Breast pain, known in medicine as mastalgia, is a common occurrence for women. According to Johns Hopkins, there are two forms: cyclic and noncyclic. Cyclic, they define as pertaining to a woman's cycle. Non-cyclic breast pain is typically related to nearby muscles and joints, but radiates to the breasts, noted Johns Hopkins. They also noted that breast pain is only rarely related to breast cancer, so, for my fellow hypochondriacs, you're welcome.
And yes, breast pain is also a documented secondary sign of ovulation, according to The American Pregnancy Association. In fact, it's so well-documented, that studies often use it as one of their primary questions in regards to determining ovulation and fertility. The levels of discomfort vary widely from barely noticeable to so extreme that snug clothing is unwearable, according to Johns Hopkins.

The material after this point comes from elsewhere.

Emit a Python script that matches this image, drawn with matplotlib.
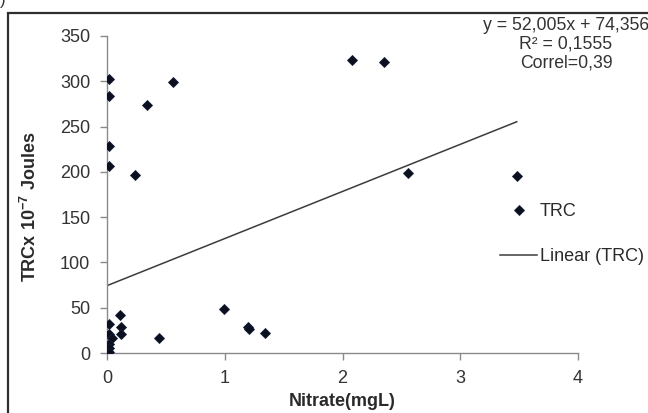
import matplotlib
matplotlib.use("Agg")
import matplotlib.pyplot as plt
from matplotlib.patches import Rectangle
import numpy as np

plt.rcParams['font.family'] = ['Liberation Sans', 'DejaVu Sans']

# Data
nitrate = [0.02, 0.02, 0.02, 0.02, 0.24, 0.34, 0.56, 2.08, 2.35, 2.56, 3.48,
           0.99, 1.20, 1.21, 1.34, 0.44, 0.11, 0.12, 0.12,
           0.02, 0.02, 0.04, 0.02, 0.02, 0.02]
trc = [302, 284, 229, 207, 197, 274, 299, 323, 321, 199, 195,
       49, 29, 26, 22, 17, 42, 29, 21,
       32, 21, 17, 10, 5, 1]
slope = 52.005
intercept = 74.356
eq_text = "y = 52,005x + 74,356\nR² = 0,1555\nCorrel=0,39"
xticks = [0, 1, 2, 3, 4]
yticks = [0, 50, 100, 150, 200, 250, 300, 350]

W, H = 648, 413
fig = plt.figure(figsize=(W / 100, H / 100), dpi=100)
ax = fig.add_axes([107 / W, 1 - 353 / H, (578 - 107) / W, (353 - 36) / H])

ax.plot(nitrate, trc, linestyle='none', marker='D', ms=5.2,
        color='#0b0f1e', mec='#14203a', mew=0.6, label='TRC', zorder=3)
xl = np.array([0, max(nitrate)])
ax.plot(xl, slope * xl + intercept, color='#3c3c3c', lw=1.1,
        label='Linear (TRC)', zorder=2)

ax.set_xlim(0, 4)
ax.set_ylim(0, 350)
ax.set_xticks(xticks)
ax.set_yticks(yticks)
for s in ['top', 'right']:
    ax.spines[s].set_visible(False)
for s in ['left', 'bottom']:
    ax.spines[s].set_color('#8a8a8a')
    ax.spines[s].set_linewidth(1.0)
ax.tick_params(axis='both', direction='out', length=5, width=1.0,
               color='#8a8a8a', labelsize=13, labelcolor='#333333', pad=7)

ax.set_xlabel('Nitrate(mgL)', fontsize=13, fontweight='bold', color='#2a2a2a')
ax.set_ylabel('TRCx 10$^{\\mathregular{-7}}$ Joules', fontsize=13,
              fontweight='bold', color='#2a2a2a')
ax.xaxis.set_label_coords(0.5, (353 - 402) / 317, transform=ax.transAxes)
ax.yaxis.set_label_coords((30 - 107) / 471, (353 - 207) / 317, transform=ax.transAxes)
ax.xaxis.label.set_va('center')
ax.yaxis.label.set_va('center')

leg = fig.legend(loc='upper left', bbox_to_anchor=(500 / W, 1 - 203 / H),
                 frameon=False, fontsize=13, borderpad=0, borderaxespad=0,
                 handlelength=2.05, handletextpad=0.15, labelspacing=1.55)
for t in leg.get_texts():
    t.set_color('#2a2a2a')

fig.text(566 / W, 1 - 17 / H, eq_text, ha='center', va='top',
         multialignment='center', fontsize=12.7, color='#333333',
         linespacing=1.15)

fig.text(0.0, 1 - 1 / H, ')', ha='left', va='center', fontsize=12,
         color='#333333')

fig.patches.append(Rectangle((8 / W, -0.2), 1.5, 1.2 - 13 / H,
                             transform=fig.transFigure, fill=False,
                             edgecolor='#2e2e2e', lw=1.6, zorder=0))

fig.savefig('out.png', dpi=100)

Why do breasts get tender with ovulation? When you ovulate, your body's estrogen levels are piqued, according to the Main Line Fertility Clinics in Pennsylvania. The release of estrogen into the blood stream increases the blood flow to distal regions of the body, like the breasts, and also the heart, a study in Stroke noted. This increased blood flow, like that which happens during pregnancy, increases sensitivity, and can cause the breasts to swell and ache, suggested Maternal-Child Nursing.
There's also a mating reason for breasts to act the way they do during ovulation. According to Psychology Today, breasts plump, becoming more round and symmetrical to lure in the best partner with which to breed. It accentuates the waist-hip ratio, and pitches female voices higher in the physiological showing of plumage.
Alas, it's not a hard and fast sign of ovulation. In fact, according to BMC Women's Health, some women never experience it at all, at least not to a noticeable degree. So while it's common, it's not an absolute. It's also a sign of pregnancy, PMS, stress, and arousal. Your breasts may be good barometers, but they point in all directions — and not just when you're lying down without a bra on.